* **EXERCISE BRIEF**:
Below are some entries. Copy each line that holds the string "with".

* **STORED RECORDS**:
■ ■ ■ ■

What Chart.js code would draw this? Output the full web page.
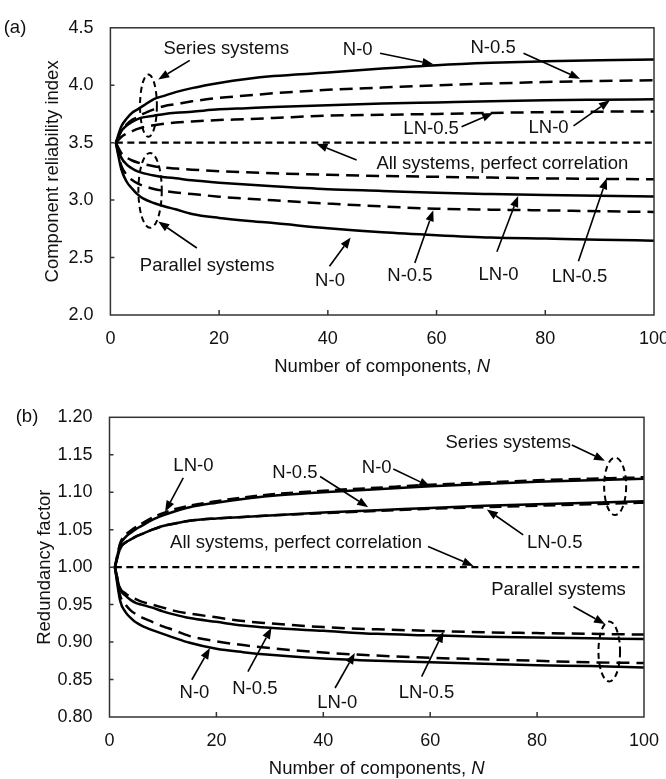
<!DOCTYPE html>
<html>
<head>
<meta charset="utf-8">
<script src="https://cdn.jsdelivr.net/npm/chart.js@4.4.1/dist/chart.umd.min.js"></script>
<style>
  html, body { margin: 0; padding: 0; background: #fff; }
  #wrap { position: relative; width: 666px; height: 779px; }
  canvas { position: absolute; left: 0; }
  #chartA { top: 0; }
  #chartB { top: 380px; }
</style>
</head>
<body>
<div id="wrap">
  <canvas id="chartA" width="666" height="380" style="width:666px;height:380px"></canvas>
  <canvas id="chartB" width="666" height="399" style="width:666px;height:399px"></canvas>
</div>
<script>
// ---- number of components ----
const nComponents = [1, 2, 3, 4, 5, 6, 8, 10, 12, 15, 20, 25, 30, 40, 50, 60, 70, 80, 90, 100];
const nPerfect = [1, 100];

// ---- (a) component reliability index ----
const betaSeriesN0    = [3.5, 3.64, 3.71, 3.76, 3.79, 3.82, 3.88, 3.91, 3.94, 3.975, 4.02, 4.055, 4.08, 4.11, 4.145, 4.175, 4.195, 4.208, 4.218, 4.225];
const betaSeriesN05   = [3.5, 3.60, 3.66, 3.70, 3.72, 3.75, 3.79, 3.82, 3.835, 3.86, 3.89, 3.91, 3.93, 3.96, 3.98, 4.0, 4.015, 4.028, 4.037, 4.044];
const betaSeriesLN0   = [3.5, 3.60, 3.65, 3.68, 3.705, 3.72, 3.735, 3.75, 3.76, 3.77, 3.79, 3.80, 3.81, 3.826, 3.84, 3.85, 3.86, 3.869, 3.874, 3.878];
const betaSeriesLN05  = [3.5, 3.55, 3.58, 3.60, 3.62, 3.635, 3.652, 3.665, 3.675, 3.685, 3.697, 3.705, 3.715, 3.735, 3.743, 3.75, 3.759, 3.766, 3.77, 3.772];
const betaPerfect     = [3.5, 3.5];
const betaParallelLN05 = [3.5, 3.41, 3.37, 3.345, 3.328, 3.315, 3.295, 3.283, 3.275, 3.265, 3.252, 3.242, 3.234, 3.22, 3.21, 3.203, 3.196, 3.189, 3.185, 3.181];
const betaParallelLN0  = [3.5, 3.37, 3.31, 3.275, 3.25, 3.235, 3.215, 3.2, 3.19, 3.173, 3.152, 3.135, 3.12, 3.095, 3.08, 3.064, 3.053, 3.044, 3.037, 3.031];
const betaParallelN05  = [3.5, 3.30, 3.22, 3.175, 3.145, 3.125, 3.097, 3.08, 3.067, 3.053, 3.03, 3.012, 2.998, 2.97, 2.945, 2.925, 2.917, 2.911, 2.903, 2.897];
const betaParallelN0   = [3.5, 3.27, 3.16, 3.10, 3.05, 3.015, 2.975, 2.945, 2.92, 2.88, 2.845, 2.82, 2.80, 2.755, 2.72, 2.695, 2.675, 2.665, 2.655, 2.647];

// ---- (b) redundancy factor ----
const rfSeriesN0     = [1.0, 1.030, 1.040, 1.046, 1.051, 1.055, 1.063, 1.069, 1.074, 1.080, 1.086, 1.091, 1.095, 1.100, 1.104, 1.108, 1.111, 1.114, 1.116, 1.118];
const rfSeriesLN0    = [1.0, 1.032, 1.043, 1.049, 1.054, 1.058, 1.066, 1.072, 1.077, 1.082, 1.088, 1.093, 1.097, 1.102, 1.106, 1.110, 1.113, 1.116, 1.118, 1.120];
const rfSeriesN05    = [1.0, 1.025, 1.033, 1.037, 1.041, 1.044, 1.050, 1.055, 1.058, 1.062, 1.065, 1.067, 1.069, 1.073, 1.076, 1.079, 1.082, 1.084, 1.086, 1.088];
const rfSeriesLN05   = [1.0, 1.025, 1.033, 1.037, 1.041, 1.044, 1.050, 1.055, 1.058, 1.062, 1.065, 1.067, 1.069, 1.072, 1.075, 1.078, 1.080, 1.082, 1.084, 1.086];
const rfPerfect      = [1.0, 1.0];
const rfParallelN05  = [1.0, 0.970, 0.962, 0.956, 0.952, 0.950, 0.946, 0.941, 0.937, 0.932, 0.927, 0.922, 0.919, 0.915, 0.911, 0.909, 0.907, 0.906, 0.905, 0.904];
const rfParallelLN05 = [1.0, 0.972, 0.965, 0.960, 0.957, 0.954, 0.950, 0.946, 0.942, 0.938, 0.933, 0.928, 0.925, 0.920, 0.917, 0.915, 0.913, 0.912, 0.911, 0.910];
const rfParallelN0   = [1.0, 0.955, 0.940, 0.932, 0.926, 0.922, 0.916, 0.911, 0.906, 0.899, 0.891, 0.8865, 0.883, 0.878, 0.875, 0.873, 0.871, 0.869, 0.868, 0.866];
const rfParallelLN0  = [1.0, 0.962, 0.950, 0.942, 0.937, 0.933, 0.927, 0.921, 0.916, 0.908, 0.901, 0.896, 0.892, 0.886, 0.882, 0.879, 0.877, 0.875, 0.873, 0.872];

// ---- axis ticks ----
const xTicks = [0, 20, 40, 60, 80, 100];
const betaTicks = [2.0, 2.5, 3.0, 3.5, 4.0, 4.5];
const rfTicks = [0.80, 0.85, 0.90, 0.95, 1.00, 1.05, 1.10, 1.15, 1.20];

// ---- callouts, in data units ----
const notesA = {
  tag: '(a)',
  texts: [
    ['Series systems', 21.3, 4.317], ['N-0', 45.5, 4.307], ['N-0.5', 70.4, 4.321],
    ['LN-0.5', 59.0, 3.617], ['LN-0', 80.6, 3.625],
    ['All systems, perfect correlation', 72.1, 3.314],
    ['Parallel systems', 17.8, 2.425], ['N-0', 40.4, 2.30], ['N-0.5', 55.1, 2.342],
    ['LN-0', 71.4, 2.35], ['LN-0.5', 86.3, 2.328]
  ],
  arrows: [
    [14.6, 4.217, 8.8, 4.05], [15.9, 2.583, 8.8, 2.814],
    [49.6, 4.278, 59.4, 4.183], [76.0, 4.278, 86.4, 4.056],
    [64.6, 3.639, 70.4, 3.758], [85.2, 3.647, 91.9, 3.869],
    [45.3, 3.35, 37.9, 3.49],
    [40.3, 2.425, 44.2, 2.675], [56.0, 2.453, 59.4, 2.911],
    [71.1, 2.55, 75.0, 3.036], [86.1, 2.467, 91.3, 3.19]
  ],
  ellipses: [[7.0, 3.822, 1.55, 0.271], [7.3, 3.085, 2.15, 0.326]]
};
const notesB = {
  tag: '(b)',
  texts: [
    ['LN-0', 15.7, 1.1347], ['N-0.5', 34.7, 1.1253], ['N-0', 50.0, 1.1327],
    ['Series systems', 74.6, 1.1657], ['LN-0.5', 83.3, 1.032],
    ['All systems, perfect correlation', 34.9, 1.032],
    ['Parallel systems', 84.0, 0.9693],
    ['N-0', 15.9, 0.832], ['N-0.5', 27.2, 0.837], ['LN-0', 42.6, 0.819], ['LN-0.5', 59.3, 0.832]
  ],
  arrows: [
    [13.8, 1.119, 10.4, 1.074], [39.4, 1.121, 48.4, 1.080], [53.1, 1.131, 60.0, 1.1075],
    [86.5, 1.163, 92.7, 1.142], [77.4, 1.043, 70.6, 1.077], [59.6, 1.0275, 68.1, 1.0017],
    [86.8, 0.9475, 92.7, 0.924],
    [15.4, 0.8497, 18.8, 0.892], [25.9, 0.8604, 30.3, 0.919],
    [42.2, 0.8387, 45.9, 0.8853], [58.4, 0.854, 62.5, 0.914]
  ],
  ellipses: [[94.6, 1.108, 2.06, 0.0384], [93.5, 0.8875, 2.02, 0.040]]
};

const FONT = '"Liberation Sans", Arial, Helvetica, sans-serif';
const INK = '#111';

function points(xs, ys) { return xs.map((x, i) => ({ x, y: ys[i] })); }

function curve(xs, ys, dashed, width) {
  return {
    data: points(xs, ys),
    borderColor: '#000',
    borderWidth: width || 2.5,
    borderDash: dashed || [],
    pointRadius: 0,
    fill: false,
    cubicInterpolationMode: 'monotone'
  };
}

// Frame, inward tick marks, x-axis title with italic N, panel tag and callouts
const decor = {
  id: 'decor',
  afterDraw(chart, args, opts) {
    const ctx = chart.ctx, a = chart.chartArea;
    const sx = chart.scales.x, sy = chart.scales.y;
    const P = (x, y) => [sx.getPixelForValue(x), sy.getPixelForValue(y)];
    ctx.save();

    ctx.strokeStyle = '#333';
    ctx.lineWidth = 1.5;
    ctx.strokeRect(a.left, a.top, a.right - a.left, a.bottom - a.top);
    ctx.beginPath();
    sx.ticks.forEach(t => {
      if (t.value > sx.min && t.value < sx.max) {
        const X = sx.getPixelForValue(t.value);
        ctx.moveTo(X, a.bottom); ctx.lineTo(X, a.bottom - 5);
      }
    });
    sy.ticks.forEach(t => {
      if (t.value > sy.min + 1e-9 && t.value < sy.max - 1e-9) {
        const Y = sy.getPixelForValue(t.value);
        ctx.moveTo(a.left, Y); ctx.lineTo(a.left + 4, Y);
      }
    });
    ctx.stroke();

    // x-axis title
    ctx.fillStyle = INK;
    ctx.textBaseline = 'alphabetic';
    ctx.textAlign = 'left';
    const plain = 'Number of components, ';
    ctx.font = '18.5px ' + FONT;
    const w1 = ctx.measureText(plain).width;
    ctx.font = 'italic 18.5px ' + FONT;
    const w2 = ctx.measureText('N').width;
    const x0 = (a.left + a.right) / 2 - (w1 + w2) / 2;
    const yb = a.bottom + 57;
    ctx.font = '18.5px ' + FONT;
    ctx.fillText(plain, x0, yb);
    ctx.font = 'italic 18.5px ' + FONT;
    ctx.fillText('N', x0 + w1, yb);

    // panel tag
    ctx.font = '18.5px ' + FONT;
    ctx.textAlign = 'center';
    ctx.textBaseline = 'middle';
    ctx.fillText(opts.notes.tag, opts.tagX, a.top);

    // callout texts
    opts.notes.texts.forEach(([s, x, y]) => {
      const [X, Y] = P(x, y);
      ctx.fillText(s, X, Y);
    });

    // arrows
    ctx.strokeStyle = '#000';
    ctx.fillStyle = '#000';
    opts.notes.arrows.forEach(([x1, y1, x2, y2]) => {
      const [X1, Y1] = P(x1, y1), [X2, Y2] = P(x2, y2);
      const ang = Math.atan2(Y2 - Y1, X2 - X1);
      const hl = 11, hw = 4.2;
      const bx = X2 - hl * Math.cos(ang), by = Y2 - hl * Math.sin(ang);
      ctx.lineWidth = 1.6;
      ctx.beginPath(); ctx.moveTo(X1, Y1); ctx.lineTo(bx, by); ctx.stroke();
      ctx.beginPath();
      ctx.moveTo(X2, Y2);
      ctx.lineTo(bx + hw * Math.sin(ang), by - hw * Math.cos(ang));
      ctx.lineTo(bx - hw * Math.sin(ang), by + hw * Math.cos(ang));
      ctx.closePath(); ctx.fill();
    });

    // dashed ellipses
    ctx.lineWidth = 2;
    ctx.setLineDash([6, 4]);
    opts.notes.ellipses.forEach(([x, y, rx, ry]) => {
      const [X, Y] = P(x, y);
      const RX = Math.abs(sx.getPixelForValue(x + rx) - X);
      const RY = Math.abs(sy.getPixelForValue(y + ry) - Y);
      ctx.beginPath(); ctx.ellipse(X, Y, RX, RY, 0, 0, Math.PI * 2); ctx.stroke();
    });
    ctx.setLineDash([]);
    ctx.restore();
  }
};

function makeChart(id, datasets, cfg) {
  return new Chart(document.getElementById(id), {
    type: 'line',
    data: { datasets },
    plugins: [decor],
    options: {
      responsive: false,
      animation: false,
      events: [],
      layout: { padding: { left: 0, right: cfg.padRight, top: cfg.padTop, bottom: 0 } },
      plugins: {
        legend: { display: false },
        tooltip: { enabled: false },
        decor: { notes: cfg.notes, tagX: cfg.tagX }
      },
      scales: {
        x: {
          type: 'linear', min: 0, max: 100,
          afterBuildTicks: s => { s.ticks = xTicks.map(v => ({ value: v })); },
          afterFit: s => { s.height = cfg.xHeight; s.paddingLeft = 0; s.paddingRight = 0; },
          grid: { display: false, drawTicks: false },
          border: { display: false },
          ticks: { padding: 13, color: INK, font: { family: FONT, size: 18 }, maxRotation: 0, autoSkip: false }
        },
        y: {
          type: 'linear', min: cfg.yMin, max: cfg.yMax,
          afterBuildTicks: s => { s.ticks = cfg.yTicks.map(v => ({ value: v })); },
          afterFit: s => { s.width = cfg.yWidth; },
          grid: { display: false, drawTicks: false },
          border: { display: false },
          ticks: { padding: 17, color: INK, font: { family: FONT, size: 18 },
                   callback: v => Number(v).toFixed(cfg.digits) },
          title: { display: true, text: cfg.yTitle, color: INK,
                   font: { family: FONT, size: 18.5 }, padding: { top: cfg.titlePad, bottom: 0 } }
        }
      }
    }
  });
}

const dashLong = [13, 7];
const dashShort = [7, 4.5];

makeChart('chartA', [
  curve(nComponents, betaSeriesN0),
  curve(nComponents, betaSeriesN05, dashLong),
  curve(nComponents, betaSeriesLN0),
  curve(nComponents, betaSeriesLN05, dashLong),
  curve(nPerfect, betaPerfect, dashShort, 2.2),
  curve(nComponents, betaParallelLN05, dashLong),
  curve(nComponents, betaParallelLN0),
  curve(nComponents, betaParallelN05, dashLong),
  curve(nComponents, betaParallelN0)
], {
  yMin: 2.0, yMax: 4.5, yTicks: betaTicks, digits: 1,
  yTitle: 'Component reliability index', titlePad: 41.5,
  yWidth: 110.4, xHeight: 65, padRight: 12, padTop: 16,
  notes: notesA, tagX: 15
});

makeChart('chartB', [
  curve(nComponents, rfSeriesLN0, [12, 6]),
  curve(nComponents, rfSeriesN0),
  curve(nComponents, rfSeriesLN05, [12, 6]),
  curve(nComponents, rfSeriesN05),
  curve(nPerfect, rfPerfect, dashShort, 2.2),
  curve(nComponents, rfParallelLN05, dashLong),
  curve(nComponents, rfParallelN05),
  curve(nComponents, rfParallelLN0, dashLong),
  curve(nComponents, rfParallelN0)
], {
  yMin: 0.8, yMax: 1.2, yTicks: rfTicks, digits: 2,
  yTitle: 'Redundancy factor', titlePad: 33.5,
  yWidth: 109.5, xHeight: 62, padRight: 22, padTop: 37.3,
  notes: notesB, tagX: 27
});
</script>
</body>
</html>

■ ■ ■ ■

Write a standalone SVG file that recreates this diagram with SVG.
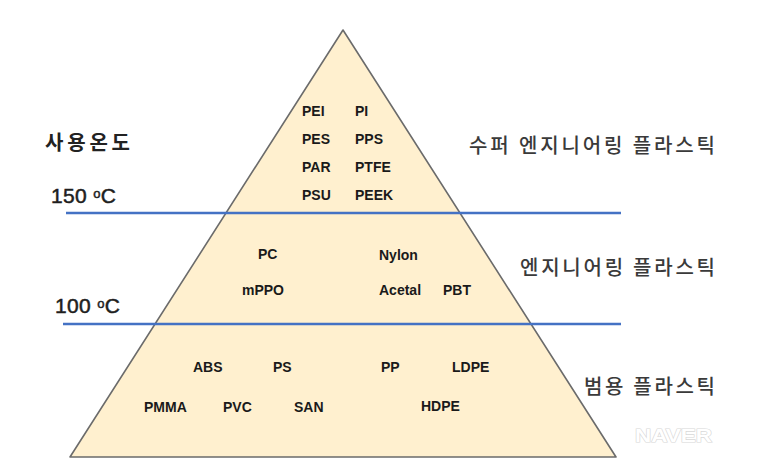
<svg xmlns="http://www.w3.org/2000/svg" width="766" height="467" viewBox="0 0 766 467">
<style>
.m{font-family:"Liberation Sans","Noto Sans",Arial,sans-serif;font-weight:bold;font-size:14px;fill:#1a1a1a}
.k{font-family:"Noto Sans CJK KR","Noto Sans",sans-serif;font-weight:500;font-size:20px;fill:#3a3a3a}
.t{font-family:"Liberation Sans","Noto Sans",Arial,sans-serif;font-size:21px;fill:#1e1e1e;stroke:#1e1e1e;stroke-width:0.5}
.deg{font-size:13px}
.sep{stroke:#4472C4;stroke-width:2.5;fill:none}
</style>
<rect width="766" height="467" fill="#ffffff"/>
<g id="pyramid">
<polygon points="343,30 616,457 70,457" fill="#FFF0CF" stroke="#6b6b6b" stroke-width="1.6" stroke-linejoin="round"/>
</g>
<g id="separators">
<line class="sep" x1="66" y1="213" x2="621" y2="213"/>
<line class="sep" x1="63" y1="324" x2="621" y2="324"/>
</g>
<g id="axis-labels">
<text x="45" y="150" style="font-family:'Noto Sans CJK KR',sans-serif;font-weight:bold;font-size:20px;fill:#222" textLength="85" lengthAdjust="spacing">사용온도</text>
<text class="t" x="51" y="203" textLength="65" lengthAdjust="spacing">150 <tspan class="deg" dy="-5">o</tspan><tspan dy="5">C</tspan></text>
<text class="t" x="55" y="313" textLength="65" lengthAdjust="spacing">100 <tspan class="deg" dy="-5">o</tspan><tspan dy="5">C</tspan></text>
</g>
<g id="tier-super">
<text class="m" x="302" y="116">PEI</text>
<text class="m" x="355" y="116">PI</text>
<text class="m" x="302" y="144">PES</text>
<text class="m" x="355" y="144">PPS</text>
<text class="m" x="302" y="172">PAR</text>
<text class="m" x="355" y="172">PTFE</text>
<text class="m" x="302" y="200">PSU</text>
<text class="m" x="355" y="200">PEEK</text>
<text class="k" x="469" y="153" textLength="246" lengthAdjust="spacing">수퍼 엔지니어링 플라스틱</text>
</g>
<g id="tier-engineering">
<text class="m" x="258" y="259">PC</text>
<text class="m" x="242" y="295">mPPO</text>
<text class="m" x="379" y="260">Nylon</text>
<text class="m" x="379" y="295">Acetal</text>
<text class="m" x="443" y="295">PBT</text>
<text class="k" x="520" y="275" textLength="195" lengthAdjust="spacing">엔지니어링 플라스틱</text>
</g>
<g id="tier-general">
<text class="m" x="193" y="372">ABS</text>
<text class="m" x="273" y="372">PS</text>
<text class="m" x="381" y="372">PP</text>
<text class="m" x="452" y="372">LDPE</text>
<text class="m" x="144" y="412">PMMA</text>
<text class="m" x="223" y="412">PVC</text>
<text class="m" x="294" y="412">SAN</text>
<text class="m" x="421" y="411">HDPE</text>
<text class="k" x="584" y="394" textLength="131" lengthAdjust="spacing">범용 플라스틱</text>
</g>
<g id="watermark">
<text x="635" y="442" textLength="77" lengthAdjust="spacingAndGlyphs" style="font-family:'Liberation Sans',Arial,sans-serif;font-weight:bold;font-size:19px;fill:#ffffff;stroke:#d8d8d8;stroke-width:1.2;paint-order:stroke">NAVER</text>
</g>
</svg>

■ ■ ■ ■

* **SOLUTION TO THIS PROBLEM**:
// Frame, inward tick marks, x-axis title with italic N, panel tag and callouts
Write a standalone SVG file that recreates this diagram with SVG.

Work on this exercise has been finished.